Special Report

29 Food Recalls That Poisoned the Most People

Cheyenne Buckingham, John Harrington

Source: The U.S. Food and Drug Administration / Flickr

14. Vulto Creamery
> No. of cases: 8
> No. of deaths: 2

In March 2017, Vulto Creamery, an artisanal cheesemaker based in Walton, New York, recalled several cheeses made with raw milk that were tainted with listeria. The products had been distributed across the country, and were predominantly sold at Whole Foods Markets. The outbreak caused two deaths in Connecticut and Vermont, and caused another eight people to fall ill. Evidently, the owner of Vulto Creamery knew about the facility’s contamination two years prior, but chose not to report it.
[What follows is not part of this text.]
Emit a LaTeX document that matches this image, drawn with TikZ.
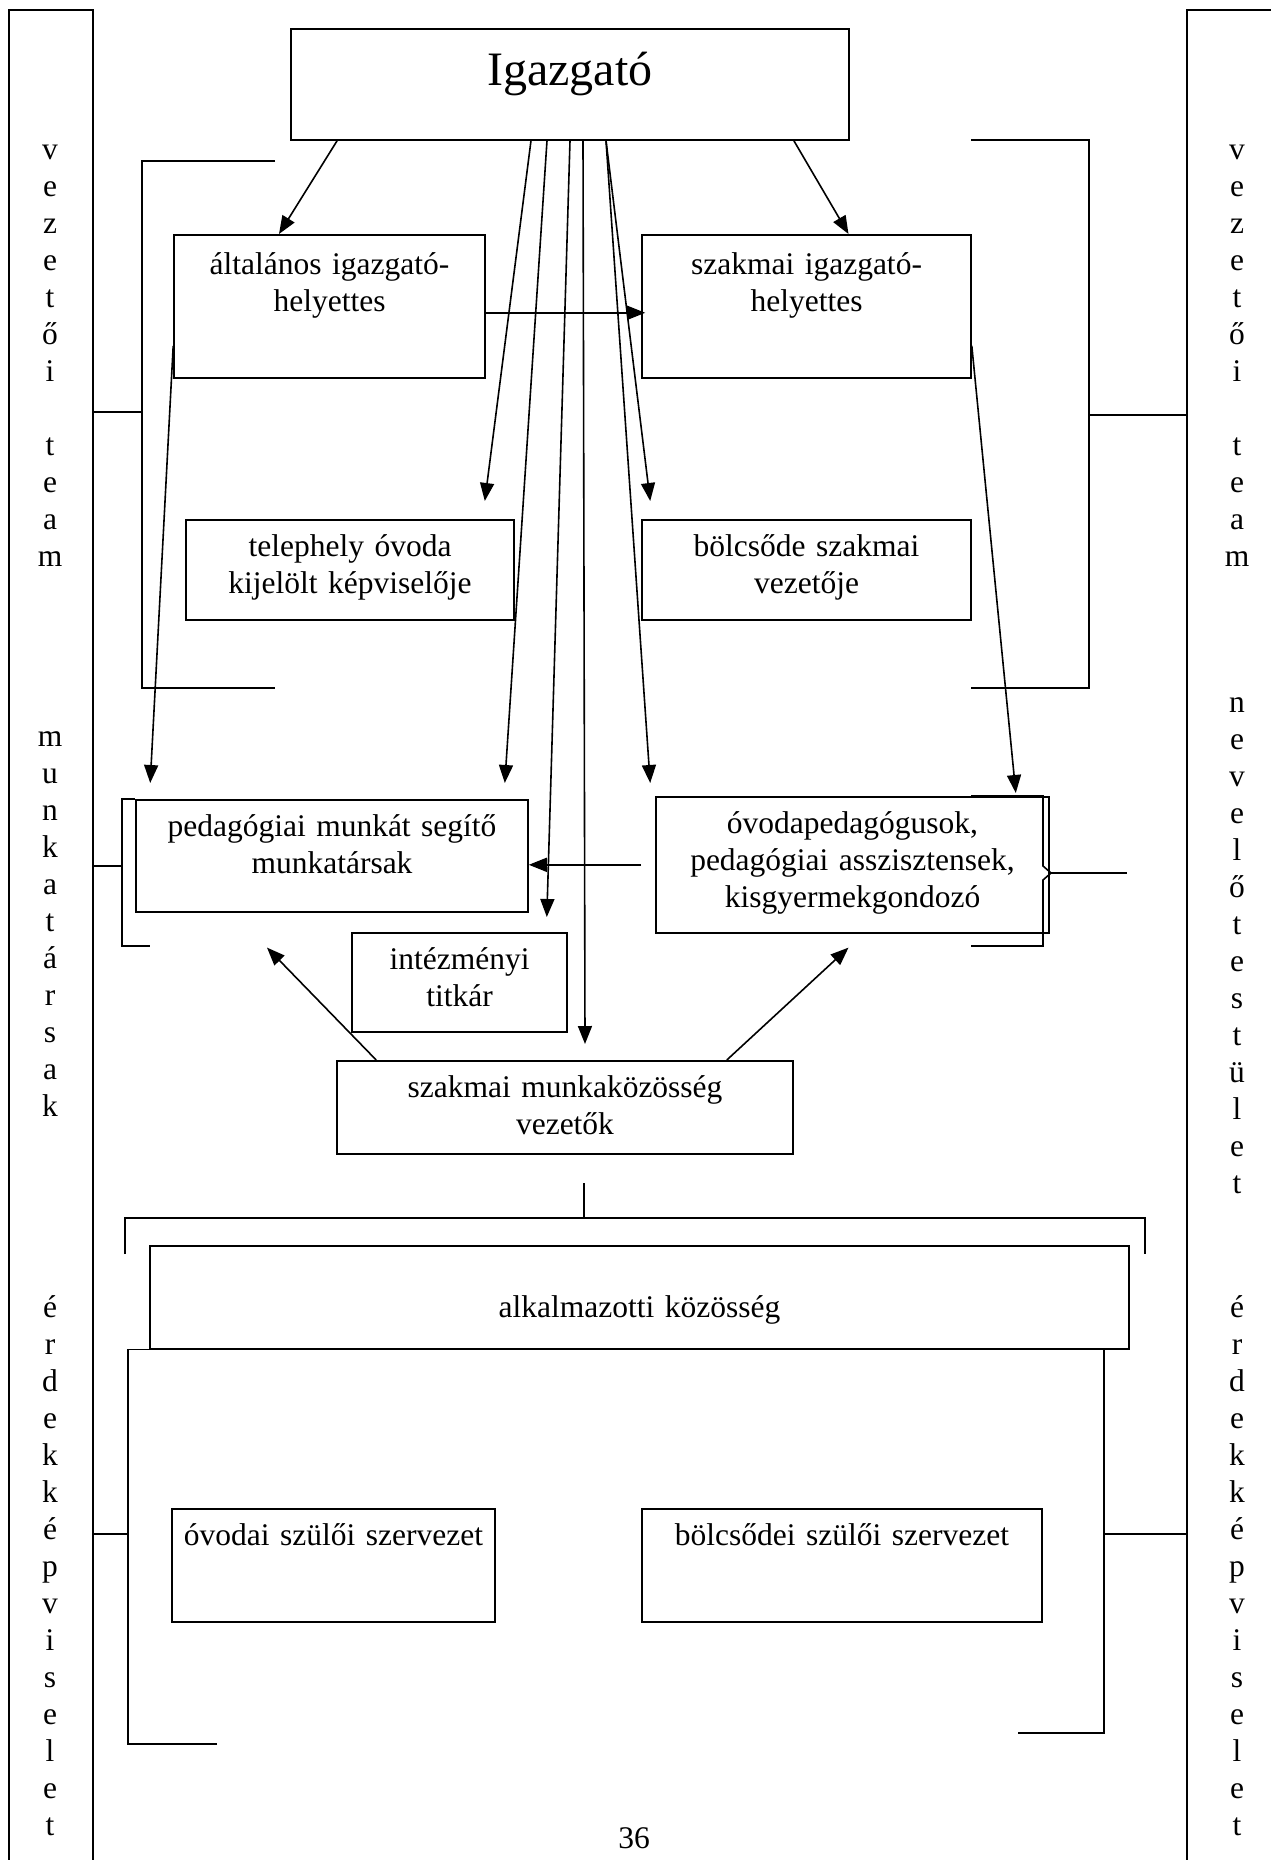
\documentclass[tikz,border=0pt]{standalone}
\usepackage{fontspec}
\setmainfont{Liberation Serif}
\usetikzlibrary{arrows.meta}

\newcommand{\boxfont}{\fontsize{31.5}{37}\selectfont}

\tikzset{
  box/.style={draw, line width=1.6pt, anchor=north, align=center, inner sep=0pt, text height=37pt, font=\boxfont},
  arr/.style={-{Triangle[length=18pt,width=14pt]}, line width=1.6pt},
  brk/.style={line width=1.6pt},
  colbox/.style={draw, line width=2.2pt, minimum width=84pt, minimum height=1870pt, inner sep=0pt},
  colword/.style={anchor=north, align=center, inner sep=0pt, font=\boxfont},
}

\begin{document}
\begin{tikzpicture}[x=1pt,y=-1pt]
\useasboundingbox (0,0) rectangle (1271,1860);

% side columns
\node[colbox] (leftcol) at (51,945) {};
\node[colbox, minimum width=88pt] (rightcol) at (1231,945) {};

\node[colword] (lvez) at (50,145) {v\\e\\z\\e\\t\\ő\\i\\[37pt]t\\e\\a\\m};
\node[colword] (lmunk) at (50,731) {m\\u\\n\\k\\a\\t\\á\\r\\s\\a\\k};
\node[colword] (lerd) at (50,1295) {é\\r\\d\\e\\k\\k\\é\\p\\v\\i\\s\\e\\l\\e\\t};
\node[colword] (rvez) at (1237,145) {v\\e\\z\\e\\t\\ő\\i\\[37pt]t\\e\\a\\m};
\node[colword] (rnev) at (1237,697) {n\\e\\v\\e\\l\\ő\\t\\e\\s\\t\\ü\\l\\e\\t};
\node[colword] (rerd) at (1237,1295) {é\\r\\d\\e\\k\\k\\é\\p\\v\\i\\s\\e\\l\\e\\t};

% boxes
\node[box, text width=558pt, text height=57pt, text depth=54pt, font=\fontsize{48}{56}\selectfont] (igazgato) at (570,28) {Igazgató};
\node[box, text width=311pt, text height=40pt, text depth=103pt] (altih) at (329.5,234) {általános igazgató-\\helyettes};
\node[box, text width=329pt, text height=40pt, text depth=103pt] (szakih) at (806.5,234) {szakmai igazgató-\\helyettes};
\node[box, text width=328pt, text depth=63pt] (telephely) at (350,519) {telephely óvoda\\kijelölt képviselője};
\node[box, text width=329pt, text depth=63pt] (bolcsode) at (806.5,519) {bölcsőde szakmai\\vezetője};
\node[box, text width=392pt, text depth=75pt] (pedmunk) at (332,799) {pedagógiai munkát segítő\\munkatársak};
\node[box, text width=393pt, text depth=99pt] (ovped) at (852.5,796) {óvodapedagógusok,\\pedagógiai asszisztensek,\\kisgyermekgondozó};
\node[box, text width=215pt, text depth=62pt] (titkar) at (459.5,932) {intézményi\\titkár};
\node[box, text width=456pt, text depth=56pt] (szmk) at (565,1060) {szakmai munkaközösség\\vezetők};
\node[box, text width=979pt, text height=72pt, text depth=31pt] (alkalm) at (639.5,1245) {alkalmazotti közösség};
\node[box, text width=323pt, text depth=76pt] (ovszul) at (333.5,1508) {óvodai szülői szervezet};
\node[box, text width=400pt, text depth=76pt] (bolszul) at (842,1508) {bölcsődei szülői szervezet};

\node[font=\boxfont] (pagenum) at (634,1838) {36};

% arrows from the top
\draw[arr] ([xshift=47pt]igazgato.south west) -- ([xshift=-50.5pt]altih.north);
\draw[arr] ([xshift=-56pt]igazgato.south east) -- ([xshift=42pt]szakih.north);
\draw[arr] ([xshift=-39pt]igazgato.south) -- ([xshift=-30pt,yshift=18pt]telephely.north east);
\draw[arr] ([xshift=-23pt]igazgato.south) -- ([xshift=-24pt,yshift=16pt]pedmunk.north east);
\draw[arr] (igazgato.south) -- ([xshift=-21pt,yshift=15pt]titkar.north east);
\draw[arr] ([xshift=13pt]igazgato.south) -- ([xshift=20pt,yshift=16pt]szmk.north);
\draw[arr] ([xshift=36pt]igazgato.south) -- ([xshift=9pt,yshift=18pt]bolcsode.north west);
\draw[arr] ([xshift=36pt]igazgato.south) -- ([xshift=-5pt,yshift=13pt]ovped.north west);

\draw[arr] ([yshift=-6.5pt]altih.east) -- ([yshift=-6.5pt,xshift=4pt]szakih.west);
\draw[arr] ([yshift=-39.5pt]altih.west) -- ([xshift=15pt,yshift=16pt]pedmunk.north west);
\draw[arr] ([yshift=-39.5pt]szakih.east) -- ([xshift=-34pt,yshift=3pt]ovped.north east);
\draw[arr] ([xshift=-14pt]ovped.west) -- (pedmunk.east |- ovped.west);
\draw[arr] ([xshift=40pt]szmk.north west) -- ([xshift=-65pt,yshift=-35pt]pedmunk.south);
\draw[arr] ([xshift=-67pt]szmk.north east) -- ([xshift=-4pt,yshift=-14pt]ovped.south);

% vezetoi team
\coordinate (vtl) at (142,412);
\draw[brk] (275,161) -| (vtl) |- (275,688);
\draw[brk] (leftcol.east |- vtl) -- (vtl);
\coordinate (vtr) at (1089,415);
\draw[brk] (971,140) -| (vtr) |- (971,688);
\draw[brk] (vtr) -- (rightcol.west |- vtr);

% munkatarsak
\coordinate (mtl) at (122,866);
\draw[brk] (pedmunk.north west) -| (mtl) |- (150,946);
\draw[brk] (leftcol.east |- mtl) -- (mtl);

% nevelotestulet
\coordinate (nvt) at (1051,873);
\coordinate (nvend) at (1127,873);
\draw[brk] (971,796) -| (1043,866) -- (nvt) -- (1043,880) |- (971,946);
\draw[brk] (nvt) -- (nvend);

% alkalmazotti kozosseg
\coordinate (akt) at (584,1218);
\draw[brk] (584,1183) -- (akt);
\draw[brk] (125,1254) |- (1145,1218) -- (1145,1254);

% erdekkepviselet
\coordinate (ekl) at (128,1534);
\coordinate (ekr) at (1104,1534);
\draw[brk] (217,1744) -| (ekl) |- (alkalm.south west);
\draw[brk] (alkalm.south -| ekr) -- (ekr) |- (1018,1733);
\draw[brk] (leftcol.east |- ekl) -- (ekl);
\draw[brk] (ekr) -- (rightcol.west |- ekr);
\end{tikzpicture}
\end{document}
Source: Jamie Squire / Getty Images

13. Blue Bell Creameries
> No. of cases: 10
> No. of deaths: 3

Blue Bell Creameries, the nation’s third-largest ice cream maker and one of the South’s most beloved companies, experienced a listeria outbreak in 2015. Ten people were infected in three states, and three died in Kansas. Blue Bell, based in Brenham, Texas, voluntarily recalled its ice cream, yogurt, sherbet, and frozen snack products in April 2015.

Source: Joe Raedle / Getty Images

12. Chamberlain Farms Produce
> No. of cases: 261
> No. of deaths: 3

The FDA announced a recall of cantaloupes sourced from Indiana’s Chamberlain Farms Produce, Inc. in 2012. The cantaloupes were contaminated with salmonella, which infected 261 people, and caused 94 hospitalizations and three deaths.

Source: Frescolina Marte

11. Frescolina Marte
> No. of cases: 22
> No. of deaths: 4

Listeria was found in an Italian cheese importer’s Frescolina Marte ricotta salata cheese in 2012. The foodborne illness infected 22 people in 13 states and the District of Columbia, and was linked to four deaths and 20 hospitalizations. The cheese importer, Forever Cheese Inc., voluntarily recalled the product, and the CDC placed the exporter, Fattorie Chiarappa S.R.L., on import alert. That meant Fattorie Chiarappa’s cheese was denied entry to the U.S. until the company could prove the product was not contaminated with listeria.

Source: Christie F / Flickr

10. Jack in the Box
> No. of cases: 500+
> No. of deaths: 4

One of the deadliest E. coli infections to date occurred in 1993 when over 500 people in Washington, Idaho, California, and Nevada contracted the foodborne illness after eating hamburgers from Jack in the Box. The outbreak was linked to 11 lots of patties produced by Von Companies of California. Jack in the Box issued a recall, but only 20 percent of the ground beef was recovered and the company lost approximately $160 million. The outbreak caused four deaths, one being a child, and more than 170 hospitalizations.